St. John’s Leaves the Big East Tournament Early After a Fall to Seton Hall


Torch Photo/ Brenden Willisch

The Red Storm’s run in the Big East Tournament at Madison Square Garden came to an end after an overtime loss to Seton Hall, 77-69, this past Thursday, March 11.

Seton Hall took a slight halftime lead at 33-32. The game flipped back and forth but St. John’s bounced back, outscoring the Pirates 30-29 in the second half to tie the game at 62-62. But the Pirates came out victorious in overtime, scoring 15 points in the five minutes to the Red Storm’s seven.

Thursday’s game was Julian Champagnie’s 25th of the season and his 25th time scoring double digits, achieving a team-high 16 points on 7-of-21 shooting with nine rebounds. Champagnie did not make 14 of the 21 shots he took throughout the game, and had trouble scoring in the second half.  

Junior guards Greg Williams Jr. and Marcellus Earlington contributed 12 points each.

In the postgame press conference, Head Coach Mike Anderson spoke about the night as more of a learning experience than a loss.

“It was a good chance to learn about Big East basketball,” Anderson said. “Our guys have nothing to hold their heads down about.”

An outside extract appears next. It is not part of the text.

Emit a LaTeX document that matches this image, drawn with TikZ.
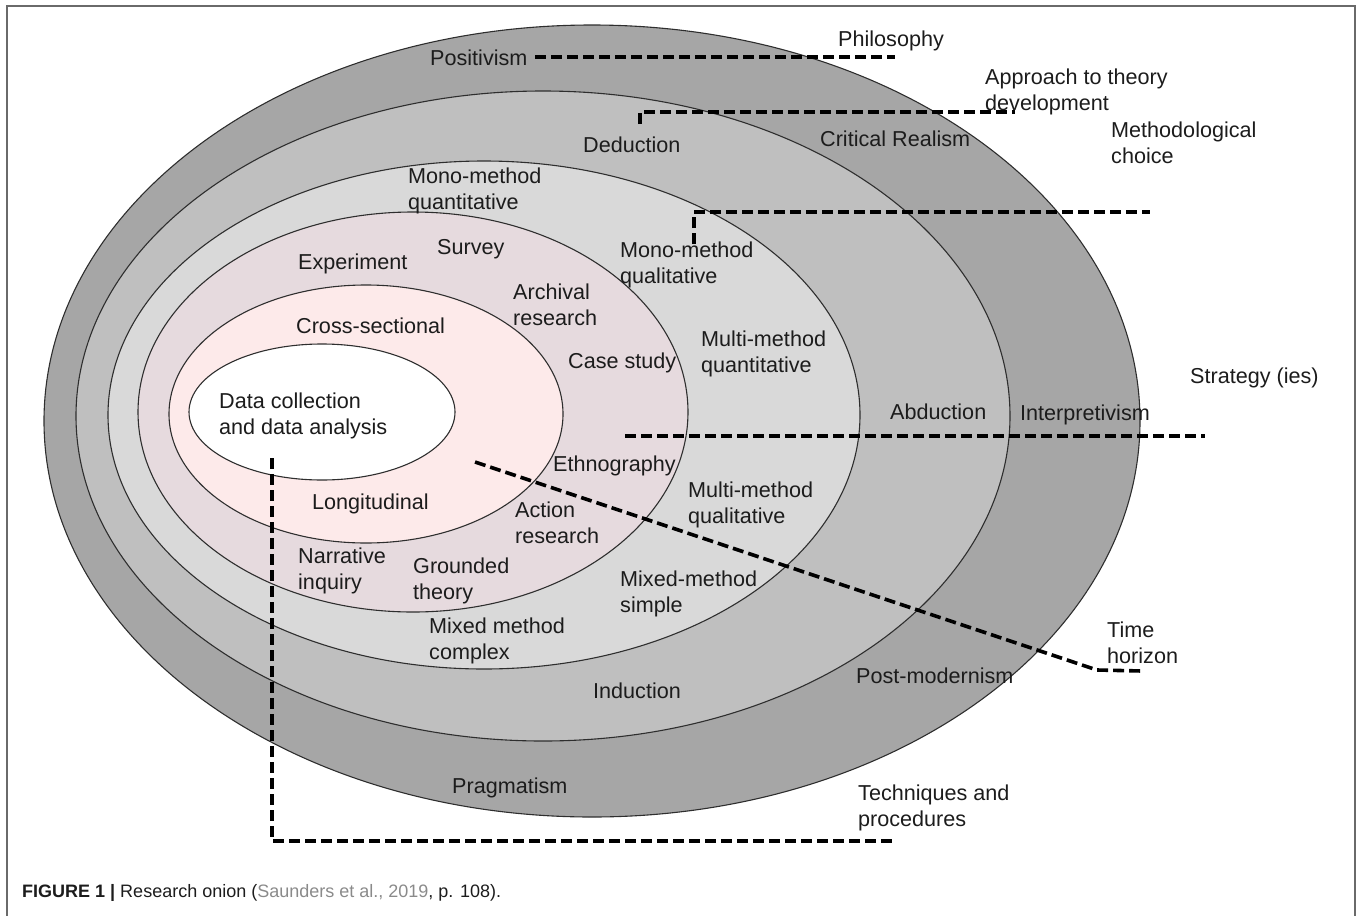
\documentclass[tikz,border=0pt]{standalone}
\usepackage{fontspec}
\setmainfont{Liberation Sans}
\definecolor{rA}{HTML}{A6A6A6}
\definecolor{rB}{HTML}{BFBFBF}
\definecolor{rC}{HTML}{D9D9D9}
\definecolor{rD}{HTML}{E6DADE}
\definecolor{rE}{HTML}{FDEAEA}
\definecolor{ringline}{HTML}{2E2E2E}
\definecolor{txt}{HTML}{1C1C1C}
\definecolor{capgray}{HTML}{8A8A8A}
\definecolor{framegray}{HTML}{6A6A6A}
\begin{document}
\begin{tikzpicture}[x=1pt,y=-1pt,
  lbl/.style={anchor=west,align=left,inner sep=0pt,yshift=-2pt,font=\fontsize{21.6}{26.5}\selectfont,text=txt},
  lead/.style={line width=3.6pt,dash pattern=on 11pt off 5pt,black},
  ring/.style={draw=ringline,line width=1.1pt}]
\useasboundingbox (0,0) rectangle (1358,916);
% frame
\draw[framegray,line width=1.6pt] (7,930) -- (7,6) -- (1355,6) -- (1355,930);
% onion rings
\draw[ring,fill=rA] (592,421) ellipse [x radius=548pt, y radius=396pt];
\draw[ring,fill=rB] (543,416) ellipse [x radius=467pt, y radius=325pt];
\draw[ring,fill=rC] (484,415) ellipse [x radius=376pt, y radius=254pt];
\draw[ring,fill=rD] (413,412) ellipse [x radius=275pt, y radius=200pt];
\draw[ring,fill=rE] (366,414) ellipse [x radius=197pt, y radius=129pt];
\draw[ring,fill=white] (322,412) ellipse [x radius=133pt, y radius=68pt];
% leader coordinates
\coordinate (p1) at (535,57);  \coordinate (p2) at (895,57);
\coordinate (d1) at (640,124); \coordinate (d2) at (640,112); \coordinate (d3) at (1015,112);
\coordinate (m1) at (694,244); \coordinate (m2) at (694,212); \coordinate (m3) at (1150,212);
\coordinate (s1) at (625,436); \coordinate (s2) at (1205,436);
\coordinate (t1) at (475,462); \coordinate (t2) at (1097,670); \coordinate (t3) at (1142,671);
\coordinate (q1) at (272,458); \coordinate (q2) at (272,841); \coordinate (q3) at (896,841);
% leaders
\draw[lead] (p1) -- (p2);
\draw[lead] (d1) -- (d2) -- (d3);
\draw[lead] (m1) -- (m2) -- (m3);
\draw[lead] (s1) -- (s2);
\draw[lead] (t1) -- (t2) -- (t3);
\draw[lead] (q1) -- (q2) -- (q3);
% labels
\node[lbl] (philosophy) at (838,39) {Philosophy};
\node[lbl] (positivism) at (430,56) {Positivism};
\node[lbl] (approach) at (985,90) {Approach to theory\\development};
\node[lbl] (methchoice) at (1111,141) {Methodological\\choice};
\node[lbl] (critreal) at (820,137) {Critical Realism};
\node[lbl] (deduction) at (583,143) {Deduction};
\node[lbl] (monoquant) at (408,189) {Mono-method\\quantitative};
\node[lbl] (experiment) at (298,262) {Experiment};
\node[lbl] (survey) at (437,247) {Survey};
\node[lbl] (monoqual) at (620,263) {Mono-method\\qualitative};
\node[lbl] (archival) at (513,303) {Archival\\research};
\node[lbl] (crosssec) at (296,324) {Cross-sectional};
\node[lbl] (multiquant) at (701,352) {Multi-method\\quantitative};
\node[lbl] (casestudy) at (568,361) {Case study};
\node[lbl] (strategy) at (1190,376) {Strategy (ies)};
\node[lbl] (datacoll) at (219,414) {Data collection\\and data analysis};
\node[lbl] (abduction) at (890,410) {Abduction};
\node[lbl] (interpret) at (1020,413) {Interpretivism};
\node[lbl] (ethno) at (553,464) {Ethnography};
\node[lbl] (multiqual) at (688,503) {Multi-method\\qualitative};
\node[lbl] (longit) at (312,502) {Longitudinal};
\node[lbl] (action) at (515,521) {Action\\research};
\node[lbl] (narrative) at (298,569) {Narrative\\inquiry};
\node[lbl] (grounded) at (413,579) {Grounded\\theory};
\node[lbl] (mixsimple) at (620,592) {Mixed-method\\simple};
\node[lbl] (mixcomplex) at (429,639) {Mixed method\\complex};
\node[lbl] (timehor) at (1107,641) {Time\\horizon};
\node[lbl] (postmod) at (856,674) {Post-modernism};
\node[lbl] (induction) at (593,689) {Induction};
\node[lbl] (pragmatism) at (452,786) {Pragmatism};
\node[lbl] (techniques) at (858,806) {Techniques and\\procedures};
% caption
\node[anchor=base west,inner sep=0pt,font=\fontsize{18}{22}\selectfont,text=txt] (caption) at (22,897)
  {\textbf{FIGURE 1 |} Research onion (\textcolor{capgray}{Saunders et al., 2019}, p. 108).};
\end{tikzpicture}
\end{document}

Senior guard Rasheem Dunn, who scored 15 points, was open in the post-game conference  about the disappointment he and his teammates felt. The Red Storm faced a lot of adversity together, playing as a “one goal, one mindset” group, according to Dunn, and to face such an early loss to the Pirates was devastating.

“It was just that type of night,” Dunn said. “They just wanted it more than us tonight, it shows out on the court.”

Dunn also spoke about the return of Big East Freshman of the Year and Co-Defensive Player of the Year, Posh Alexander, who scored six points and three steals. Alexander returned to the court for Thursday’s game after suffering a thumb injury against Villanova on Tuesday, Feb. 23, that kept him out of the last two games of the regular season.

“Not practicing for a while, missing the last two games, he kind of had to get himself back in the groove,” Dunn said.

Two hours before tipoff, it was announced that junior forward, Isaih Moore, would not be playing in the quarterfinal after he was contact-traced to a COVID-19 positive staff member within their program. No other athletes or staff members were exposed, and therefore did not have to quarantine.

Dunn said that Moore’s absence had  an effect on the outcome of the game.

“It hurt us a bit,” Dunn said. “Isaih gives us much more length inside.”

Anderson shared the same feelings as Dunn.

 “Without a doubt, his versatility, his grip, his basketball IQ opens up the floor, not only that but he’s one of our better rebounders as well,” he said. 

Despite setbacks and an early loss, the Red Storm is hopeful about the successes to come in future seasons.

“It’s a new basketball team,” Anderson said. With a team stacked with underclassmen, he knows the importance experience plays on the court and he attributes that to his team’s loss against Seton Hall. 

While lack of experience may have been a drawback for Thursday’s game, Anderson and Dunn feel the Red Storm has potential to someday rise even higher than their fourth place conference standing.

“This team is going to be really special in the future,” Dunn said.